**PROBLEM DESCRIPTION**
From the listing below, extract every line containing "matplotlib".

**PROVIDED MATERIAL**
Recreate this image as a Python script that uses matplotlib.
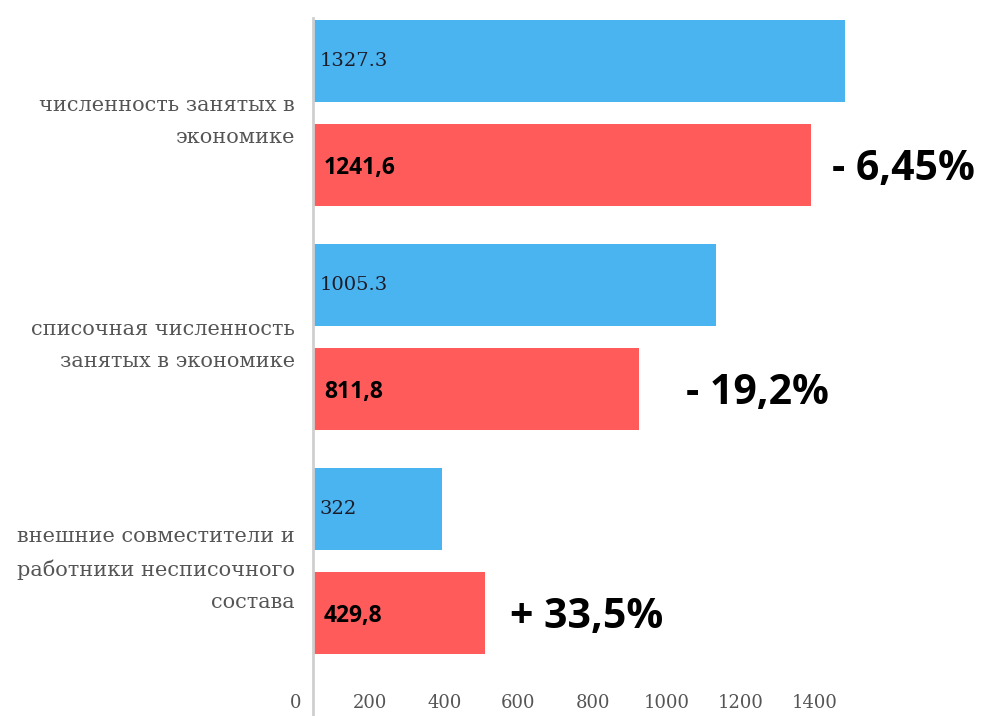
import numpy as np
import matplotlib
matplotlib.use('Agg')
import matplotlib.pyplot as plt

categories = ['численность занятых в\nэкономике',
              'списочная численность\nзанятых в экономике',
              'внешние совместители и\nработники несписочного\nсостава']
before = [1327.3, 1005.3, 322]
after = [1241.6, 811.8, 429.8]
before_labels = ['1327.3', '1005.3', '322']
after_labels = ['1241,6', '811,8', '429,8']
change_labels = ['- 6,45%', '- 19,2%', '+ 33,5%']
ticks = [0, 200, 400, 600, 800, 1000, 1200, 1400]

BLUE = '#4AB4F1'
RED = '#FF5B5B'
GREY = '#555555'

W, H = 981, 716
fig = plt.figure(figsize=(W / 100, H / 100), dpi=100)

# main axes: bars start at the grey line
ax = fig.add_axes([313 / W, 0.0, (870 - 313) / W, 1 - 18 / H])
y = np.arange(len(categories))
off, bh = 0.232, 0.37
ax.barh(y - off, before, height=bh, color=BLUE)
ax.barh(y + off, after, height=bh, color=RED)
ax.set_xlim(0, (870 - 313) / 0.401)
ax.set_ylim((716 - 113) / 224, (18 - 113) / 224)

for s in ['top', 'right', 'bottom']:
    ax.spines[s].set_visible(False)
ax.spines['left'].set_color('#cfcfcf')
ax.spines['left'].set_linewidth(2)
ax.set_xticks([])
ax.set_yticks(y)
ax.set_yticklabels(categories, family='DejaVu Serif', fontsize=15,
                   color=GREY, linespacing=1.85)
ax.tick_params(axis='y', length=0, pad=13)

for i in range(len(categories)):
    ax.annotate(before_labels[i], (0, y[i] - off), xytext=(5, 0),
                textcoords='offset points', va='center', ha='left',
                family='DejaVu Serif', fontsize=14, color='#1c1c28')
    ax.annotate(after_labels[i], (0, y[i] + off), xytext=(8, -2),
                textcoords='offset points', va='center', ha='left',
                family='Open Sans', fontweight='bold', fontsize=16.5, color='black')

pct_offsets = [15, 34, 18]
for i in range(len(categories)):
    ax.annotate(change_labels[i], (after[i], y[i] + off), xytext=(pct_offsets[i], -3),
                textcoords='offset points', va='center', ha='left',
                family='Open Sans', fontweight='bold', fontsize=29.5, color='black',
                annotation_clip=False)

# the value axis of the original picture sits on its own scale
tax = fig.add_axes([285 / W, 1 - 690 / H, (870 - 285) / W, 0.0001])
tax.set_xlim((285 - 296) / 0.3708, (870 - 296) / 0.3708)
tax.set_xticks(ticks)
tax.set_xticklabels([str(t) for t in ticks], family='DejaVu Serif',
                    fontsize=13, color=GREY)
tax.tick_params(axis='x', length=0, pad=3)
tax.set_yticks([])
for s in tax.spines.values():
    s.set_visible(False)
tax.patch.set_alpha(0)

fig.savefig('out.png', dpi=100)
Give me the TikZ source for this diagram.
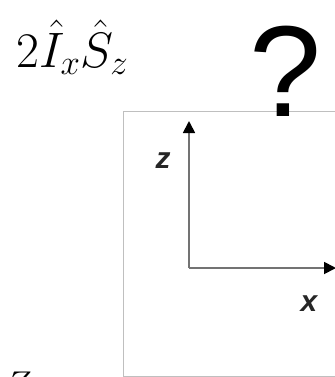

**ANSWER IN FULL**
Recreate this image as a Python script that uses matplotlib.
import matplotlib
matplotlib.use('Agg')
import matplotlib.pyplot as plt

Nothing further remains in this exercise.